In the face of a depreciating rouble, Russia has imposed stringent restrictions on western companies looking to sell their Russian assets and repatriate the proceeds in foreign currencies. The rouble crossed Rbs100 to the dollar this year, prompting the Kremlin to take action to support its currency. Kremlin spokesperson Dmitry Peskov stressed that creating favorable conditions for its currency was a government’s duty and that the rouble had absolute priority.

In response to the rouble’s decline in July, authorities presented western companies with two options. They could either transfer funds into a restricted type “C” account at a Russian bank or wire the money abroad in several installments due to a $20 million per day transfer limit. Alternatively, they could instantly convert their assets into roubles into a regular Russian bank account.

Further measures have been implemented to bolster the struggling currency. Russia’s central bank increased its interest rate four times since August, reaching 15%. Additionally, President Putin ordered 43 companies to sell portions of their foreign currency revenue domestically. However, Central Bank Governor Elvira Nabiullina publicly disagreed with this move, considering its impact insignificant and short-lived.

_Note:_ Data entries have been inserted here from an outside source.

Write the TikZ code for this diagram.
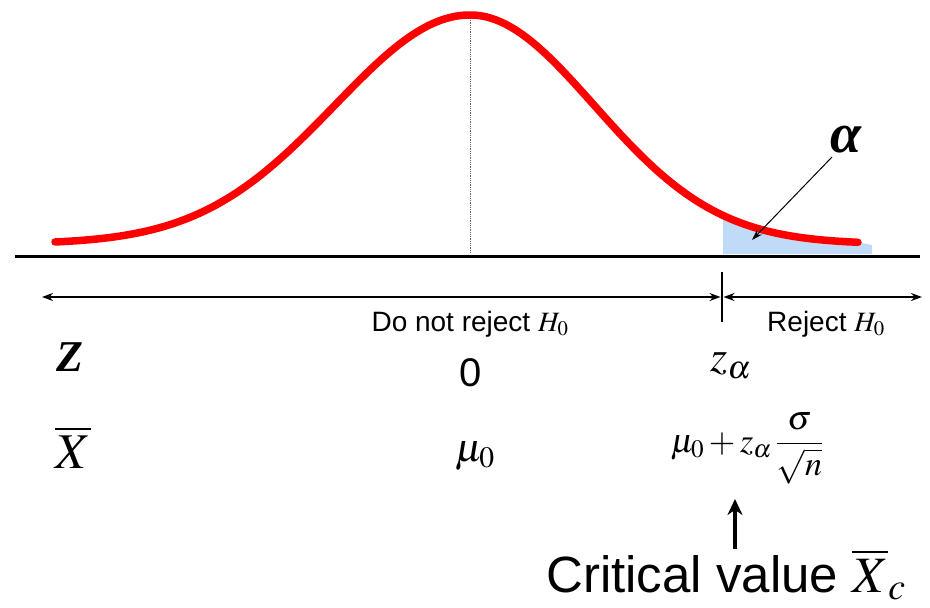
\documentclass[tikz,border=0pt]{standalone}
\usepackage{mathptmx}
\usepackage[no-math]{fontspec}
\setmainfont{Liberation Serif}
\setsansfont{Liberation Sans}
\usetikzlibrary{arrows.meta, positioning, calc}
\definecolor{tailblue}{RGB}{191,219,247}

\begin{document}
\begin{tikzpicture}[x=1pt, y=-1pt,
    curve/.style={line width=7.5pt, red, line cap=round, line join=round},
    tailarea/.style={fill=tailblue},
    axis/.style={line width=3pt},
    meanline/.style={densely dotted, line width=0.8pt, black!60},
    region/.style={{Stealth[length=11pt,width=8pt]}-{Stealth[length=11pt,width=8pt]}, line width=2pt},
    regiontext/.style={inner sep=0pt, font=\sffamily\fontsize{28}{30}\selectfont},
    symtext/.style={inner sep=0pt, font=\fontsize{44}{46}\selectfont},
    pointer/.style={-{Stealth[length=11pt,width=7pt]}, line width=1pt},
    uparrow/.style={-{Stealth[length=16pt,width=15pt]}, line width=4pt}
]
\useasboundingbox (0,0) rectangle (930,608);

% shaded tail and normal curve
\fill[tailarea] plot[domain=723:858, samples=30, smooth] (\x,{244-229*exp(-0.5*((\x-470)/124)^2)})
    -- (872,245) -- (872,254) -- (723,254) -- cycle;
\draw[axis] (15,256) -- (920,256);
\coordinate (top) at (470,18);
\coordinate (foot) at (470,253);
\draw[meanline] (top) -- (foot);
\draw[curve] plot[domain=55:470, samples=60, smooth] (\x,{244-229*exp(-0.5*((\x-470)/135)^2)})
    -- plot[domain=470:858, samples=60, smooth] (\x,{244-229*exp(-0.5*((\x-470)/124)^2)});

% alpha
\node[inner sep=0pt, anchor=south west, font=\fontsize{56}{58}\selectfont] (alpha) at (830,153) {\textbf{\textit{α}}};
\coordinate (atip) at (752,240);
\draw[pointer] ([shift={(2pt,-4pt)}]alpha.south west) -- (atip);

% regions
\coordinate (lend) at (42,297);
\coordinate (crit) at (722,297);
\coordinate (rend) at (922,297);
\draw[region] (lend) -- ([xshift=-1.5pt]crit);
\draw[region] ([xshift=1.5pt]crit) -- (rend);
\draw[line width=1.8pt] ([yshift=-25pt]crit) -- ([yshift=25pt]crit);
\node[regiontext] (keep) at (470,324) {Do not reject $H_0$};
\node[regiontext] (reject) at (826,324) {Reject $H_0$};

% scales
\node[symtext] (zname) at (70,357) {\textbf{\textit{Z}}};
\node[inner sep=0pt, font=\sffamily\fontsize{40}{42}\selectfont] (zero) at (471,373) {0};
\node[symtext] (zalpha) at (731,366) {$z_\alpha$};
\node[inner sep=0pt, font=\fontsize{50}{52}\selectfont] (xname) at (73,447) {$\overline{X}$};
\node[inner sep=0pt, font=\fontsize{40}{42}\selectfont] (mu) at (475,456) {$\mu_0$};
\node[inner sep=0pt, font=\fontsize{34}{36}\selectfont] (xcrit) at (747,448) {$\mu_0+z_\alpha\,\displaystyle\frac{\sigma}{\sqrt{n}}$};

% critical value
\node[inner sep=0pt, anchor=base, font=\sffamily\fontsize{51}{53}\selectfont] (cv) at (726,592) {Critical value $\overline{X}_c$};
\coordinate (cvtip) at (735,499);
\draw[uparrow] (cv.north -| cvtip) -- (cvtip);
\end{tikzpicture}
\end{document}
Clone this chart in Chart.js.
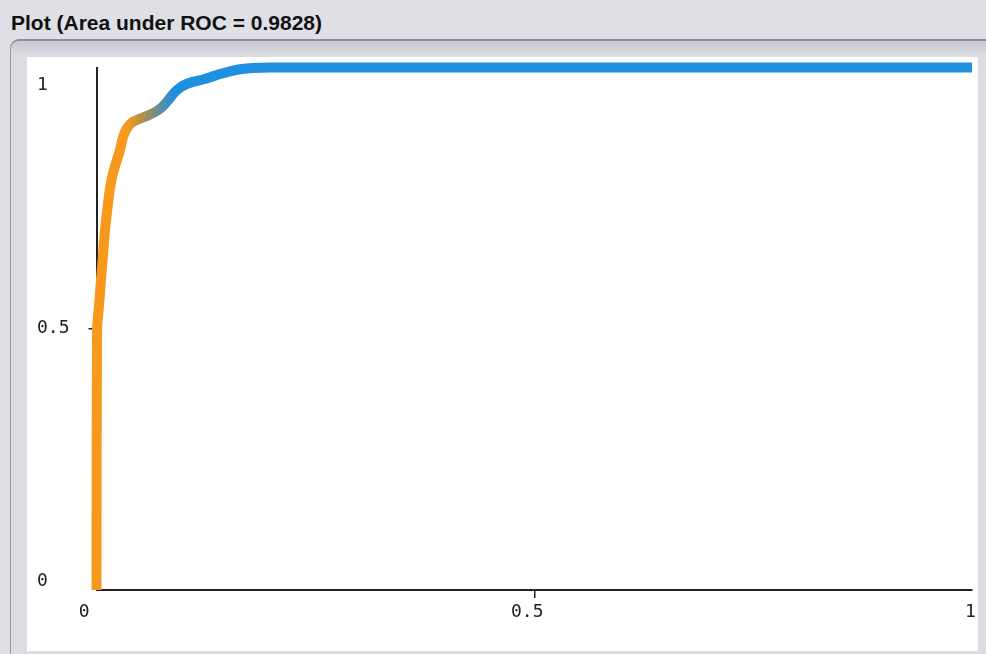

The constraints on currency repatriation have complicated deal approvals for foreign companies in Russia. This includes a “voluntary” contribution to the Russian budget that has recently increased from 10% to 15% of the transaction amount. Additionally, firms are required to sell at a minimum of 50% discount to the asset’s fair value. An investment banker noted that due to the $20 million per day transfer limit and the commission’s seven-day deadline, it was impossible for the seller to receive all proceeds from the deal.